Las instituciones penitenciarias, diseñadas originalmente para ser espacios de reinserción social y justicia, no dejaron de ser fábricas del crimen organizado, mostrándose a cada tanto, en cada cateto, la vulnerabilidad de prohibiciones, a cambio de dinero.
En lugar de reducir el delito, las cárceles, cuando contaminadas por mafias internas, se convierten en una extensión del poder delictivo que en teoría deberían combatir.
Lo más alarmante es que este sistema está directamente fomentado y protegido por funcionarios penitenciarios, quienes, lejos de ser guardianes del orden, facilitan la descomposición social desde el mismo corazón del sistema.
Funcionarios que deberían velar por el cumplimiento de las normas legales y mantener la disciplina en los penales son quienes frecuentemente establecen alianzas con líderes criminales. Estas alianzas les permiten compartir beneficios económicos a cambio de permitir actividades ilícitas dentro de los centros penitenciarios: tráfico de drogas, armas, celulares y otros bienes prohibidos.
Los penales nunca dejaron de ser zonas seguras para planear asesinatos, robos y extorsiones, contribuyendo al fortalecimiento de las redes criminales fuera de los muros carcelarios.
¿Cómo puede un sistema atacar lo que consiente? Son los propios referentes de las penitenciarías los dueños de las mafias.
Mientras las mafias carcelarias florecen, el objetivo principal de la rehabilitación queda desdibujado. Las prisiones solo son lugares de castigo para los que no tienen el dinero suficiente para vivir a lo grande.
No hay reeducación con la corrupción. Las privaciones de libertad más bien son oficinas estratégicas del crimen organizado.
El problema requiere un enfrentamiento directo y multifacético. Por un lado, debe haber una intervención estructural en los penales, incluyendo vigilancia externa e independiente, pues en lo estatal pareciera infranqueable el dinero sucio ofrecido o exigido. De la misma forma, se necesita un control y evaluación estrictos de los funcionarios penitenciarios, acompañados de sanciones severas contra quienes colaboran con estas mafias.
La transparencia es fundamental, así como un interés social en que las cárceles cumplan su función, y sus operadores sean íntegros.
No es que no se pueda contra la corrupción en los penales, es que conviene en demasía para mercenarios con codicia extrema por el dinero fácil.

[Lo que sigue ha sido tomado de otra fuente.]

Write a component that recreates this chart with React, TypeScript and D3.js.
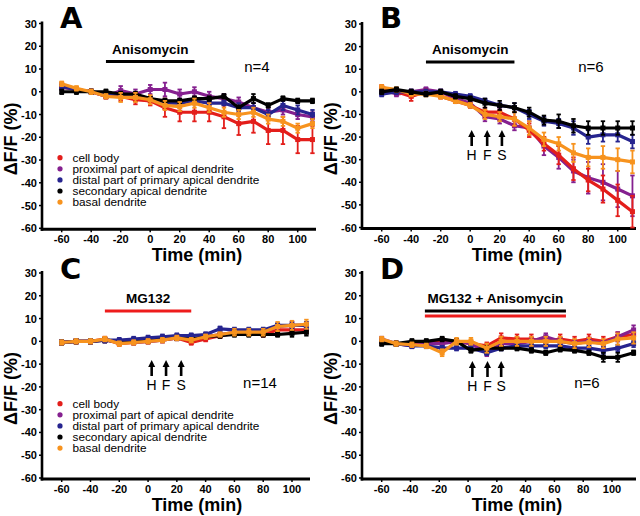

No obstante, más allá de las medidas inmediatas, la sociedad debe cuestionar el enfoque de su sistema penitenciario. No se trata solo de castigar, sino de rehabilitar y evitar que estas instituciones sigan funcionando como incubadoras del crimen organizado. Cada penal que cae bajo el control de las mafias representa una derrota colectiva, un recordatorio de que el combate contra el delito no empieza ni termina en las calles, sino también en los propios pasillos del sistema carcelario.
Hacer frente a esta tragedia institucional no es solo una cuestión de seguridad, sino de dignidad y justicia.
Si no se desmantela esta estructura corrupta del propio estamento oficial, no será factible construir un sistema penitenciario que actúe como un verdadero aliado en la lucha contra la inseguridad y en favor de la paz social.